İlk Derece Mahkemesince, iddia, savunma, bilirkişi raporu ve tüm dosya kapsamına göre, davacı tarafın 2016/20120 başvuru sayılı markasının yayınına itiraz eden davalı firmanın ticaret sicil kaydına göre, 17/09/2010 tarihinde BD Proje Mühendislik ve İnşaat Limited Şirketi unvanıyla Dost İnşaat ve Proje Yönetimi A.Ş. ve Betatek İnşaat Tesisat ve Ticaret Limited Şirketi tarafından kurulmuş bir şirket olduğu, şirketin 27.02.2013 tarihinden itibaren, %50 hissesinin Dost İnşaat ve Proje Yönetimi A.Ş.’ye ve %50 hissesinin ise Tuncay Selçuk isimli gerçek kişiye ait olacak şekilde iki ortaklı bir şirket olduğu, 04.11.2015 tarihinde hissedarlardan Tuncay Selçuk nezdinde bulunan şirket hisselerinin de Dost İnşaat’a devredildiği ve şirketin tamamının Dost İnşaat iştiraki haline geldiği, yayına itiraz sahibi şirketin sahibi durumundaki Dost İnşaat’ın ise 1993 yılında kurulduğu, yayına itiraz sahibi Rua Danışmanlık’ın her türlü inşaat, restorasyon, dekorasyon, mimarlık ve çeşitli alt yapı, üst yapı inşaat hizmetleri alanında danışmanlık yapmak üzere kurulduğu ve bu alanda faaliyet göstermekte olduğu, dava konusu başvuru markası sahibi …’un Dost İnşaat Firması’nın eski ortaklarından biri olduğu, 2015 ve 2016 yıllarında şirketin yönetim kurulu tarafından alınan kararlar kapsamında hissesini Dost İnşaat’ın yönetim kurulu başkanına devrettiği, bu hususlar birlikte değerlendirildiğinde davacı şahsın marka başvuru tarihinden önce yayına itiraz eden Rua Danışmanlık Şirketinin varlığından haberdar olduğu, diğer yönden başvuru kapsamında olup yayına çıkarılan hizmetler ile Rua Danışmanlık firmasının kapsamındaki hizmetlerin birbiriyle bağlantılı ilişkili hizmetler olması nedeniyle davalı firma açısından yayına itiraz edilerek 556 sayılı KHK’nın 8/5 maddesi yönünden Rua asli unsurlu ticaret unvanına dayalı sınai mülkiyet hak iddiası nedeniyle davacının marka başvurusuna engel olunabileceği, diğer yönden davacı şahsın daha önceden ortak olduğu ve sonradan hisselerini devrettiği bir şirketin adını taşıyan ve asli unsurunu oluşturan Rua isimli bir marka başvurusunda bulunması kendisinden beklenen basiretli bir tacirin seçenek özgürlüğünü kullanmayarak tesadüfü olmayacak şekilde aynı adlı (Rua) bir marka başvurusu yapmasının 556 sayılı KHK 35. ve MK. 2. maddesi kapsamında iyi niyet göstergesi olamayacağı gerekçesi ile davanın reddine karar verilmiştir.

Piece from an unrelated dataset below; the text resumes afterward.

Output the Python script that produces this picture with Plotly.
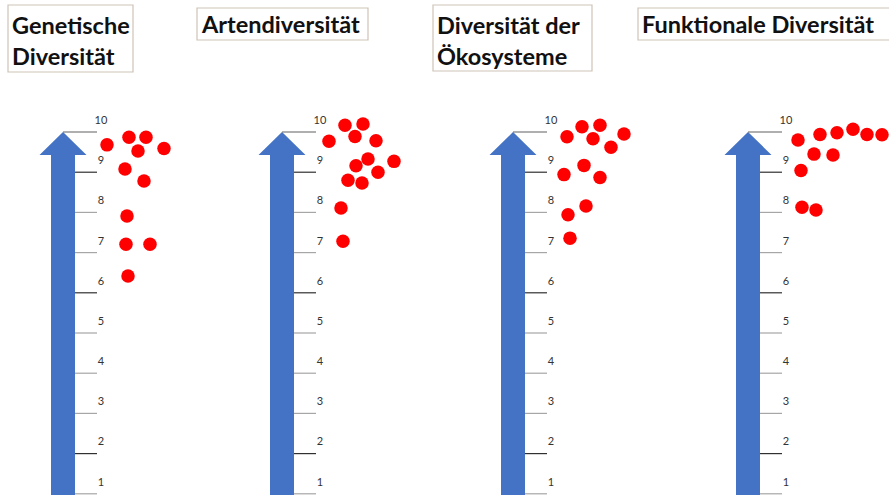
import plotly.graph_objects as go

# ---------------- data ----------------
titles = [["Genetische", "Diversität"], ["Artendiversität"],
          ["Diversität der", "Ökosysteme"], ["Funktionale Diversität"]]
tick_values = [1, 2, 3, 4, 5, 6, 7, 8, 9, 10]
tick_labels = ["1", "2", "3", "4", "5", "6", "7", "8", "9", "10"]

genetic_values = [9.68, 9.87, 9.87, 9.53, 9.59, 9.08, 8.78, 7.91, 7.21, 7.21, 6.42]
genetic_spread = [44, 66, 83, 75, 101, 62, 81, 64, 63, 87, 65]

species_values = [10.17, 10.20, 9.77, 9.89, 9.78, 9.33, 9.27, 9.16, 9.00, 8.80, 8.73, 8.11, 7.28]
species_spread = [63, 81, 47, 73, 94, 86, 112, 74, 96, 66, 80, 59, 61]

ecosystem_values = [9.88, 10.13, 10.17, 9.83, 9.62, 9.95, 8.94, 9.17, 8.87, 8.16, 7.94, 7.36]
ecosystem_spread = [54, 69, 87, 80, 98, 111, 51, 71, 87, 73, 55, 57]

functional_values = [9.80, 9.94, 9.98, 10.07, 9.94, 9.93, 9.45, 9.43, 9.04, 8.13, 8.06]
functional_spread = [50, 72, 89, 105, 119, 134, 66, 85, 53, 54, 68]

panels_values = [genetic_values, species_values, ecosystem_values, functional_values]
panels_spread = [genetic_spread, species_spread, ecosystem_spread, functional_spread]

# ---------------- layout constants ----------------
W, H = 889, 495
panel_centers = [63, 282, 513, 748]
Y_BOTTOM, Y_TOP = 0.970, 13.284
HEAD_BASE = 9.43
SHAFT_HALF, HEAD_HALF = 12, 23.5
TICK_END = 34
LABEL_DX = 38
ARROW_COLOR = "#4472C4"
DOT_COLOR = "#FF0000"
tick_colors = {10: "#606060", 9: "#303030", 6: "#303030", 2: "#303030"}

fig = go.Figure()
shapes = []

for c, vals, spread in zip(panel_centers, panels_values, panels_spread):
    # arrow
    path = (f"M {c-SHAFT_HALF},{Y_BOTTOM} L {c-SHAFT_HALF},{HEAD_BASE} "
            f"L {c-HEAD_HALF},{HEAD_BASE} L {c},{tick_values[-1]} "
            f"L {c+HEAD_HALF},{HEAD_BASE} L {c+SHAFT_HALF},{HEAD_BASE} "
            f"L {c+SHAFT_HALF},{Y_BOTTOM} Z")
    shapes.append(dict(type="path", path=path, xref="x", yref="y",
                       fillcolor=ARROW_COLOR, line=dict(width=0), layer="below"))
    # tick lines
    for v in tick_values:
        x0 = c if v == tick_values[-1] else c + SHAFT_HALF
        shapes.append(dict(type="line", xref="x", yref="y",
                           x0=x0, x1=c + TICK_END, y0=v, y1=v,
                           line=dict(color=tick_colors.get(v, "#a6a6a6"), width=1.2)))
    # tick labels
    fig.add_trace(go.Scatter(
        x=[c + LABEL_DX] * len(tick_values),
        y=[v + 0.27 for v in tick_values],
        mode="text", text=tick_labels, textposition="middle center",
        textfont=dict(family="Lato", size=11, color="#333333"),
        hoverinfo="skip", showlegend=False))
    # dots
    fig.add_trace(go.Scatter(
        x=[c + s for s in spread], y=vals, mode="markers",
        marker=dict(size=13.5, color=DOT_COLOR, line=dict(width=0)),
        showlegend=False))

# title boxes (pixel positions)
boxes = [(8, 133, 5, 72), (197, 368, 8, 40), (433, 592, 5, 71), (638, 900, 8, 40)]
line_y = [[25, 56], [24], [25, 56], [24]]
annotations = []
for (x0, x1, y0, y1), lines, ys in zip(boxes, titles, line_y):
    shapes.append(dict(type="rect", xref="paper", yref="paper",
                       x0=x0 / W, x1=x1 / W, y0=1 - y0 / H, y1=1 - y1 / H,
                       line=dict(color="#cdc3b6", width=1.2), fillcolor="white",
                       layer="below"))
    for txt, yy in zip(lines, ys):
        annotations.append(dict(
            text=f"<b>{txt}</b>", xref="paper", yref="paper",
            x=(x0 + 2) / W, y=1 - yy / H, xanchor="left", yanchor="middle",
            showarrow=False,
            font=dict(family="Lato", size=23.5, color="#111111")))

fig.update_layout(
    width=W, height=H,
    margin=dict(l=0, r=0, t=0, b=0),
    paper_bgcolor="white", plot_bgcolor="white",
    xaxis=dict(range=[0, W], visible=False, fixedrange=True),
    yaxis=dict(range=[Y_BOTTOM, Y_TOP], visible=False, fixedrange=True),
    shapes=shapes, annotations=annotations,
)

fig.write_html("out.html", config={"displayModeBar": False},
               post_script="document.body.style.margin='0';document.body.style.overflow='hidden';")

Karara karşı davacı vekilince istinaf kanun yoluna başvurulmuştur.
İstinaf mahkemesince yapılan yargılama sonucunda, davacı vekilinin istinaf başvurusunun esastan reddine karar verilmiştir.
Kararı, davacı vekili temyiz etmiştir.
Yapılan yargılama ve saptanan somut uyuşmazlık bakımından uygulanması gereken hukuk kuralları gözetildiğinde İlk Derece Mahkemesince verilen kararda bir isabetsizlik olmadığının anlaşılmasına göre yapılan istinaf başvurusunun HMK’nın 353/b-1 maddesi uyarınca Bölge Adliye Mahkemesince esastan reddine ilişkin kararın usul ve yasaya uygun olduğu kanısına varıldığından Bölge Adliye Mahkemesi kararının onanmasına karar vermek gerekmiştir.
SONUÇ: Yukarda açıklanan nedenlerle, davacı vekilinin temyiz isteminin reddi ile Bölge Adliye Mahkemesince verilen kararın HMK’nın 370/1. maddesi uyarınca ONANMASINA, HMK’nın 372. maddesi uyarınca işlem yapılmak üzere dava dosyasının İlk Derece Mahkemesine, kararın bir örneğinin Bölge Adliye Mahkemesine gönderilmesine, aşağıda yazılı bakiye 21,40 TL temyiz ilam harcının temyiz eden davacıdan alınmasına, 20/09/2022 tarihinde kesin olarak oybirliğiyle karar verildi.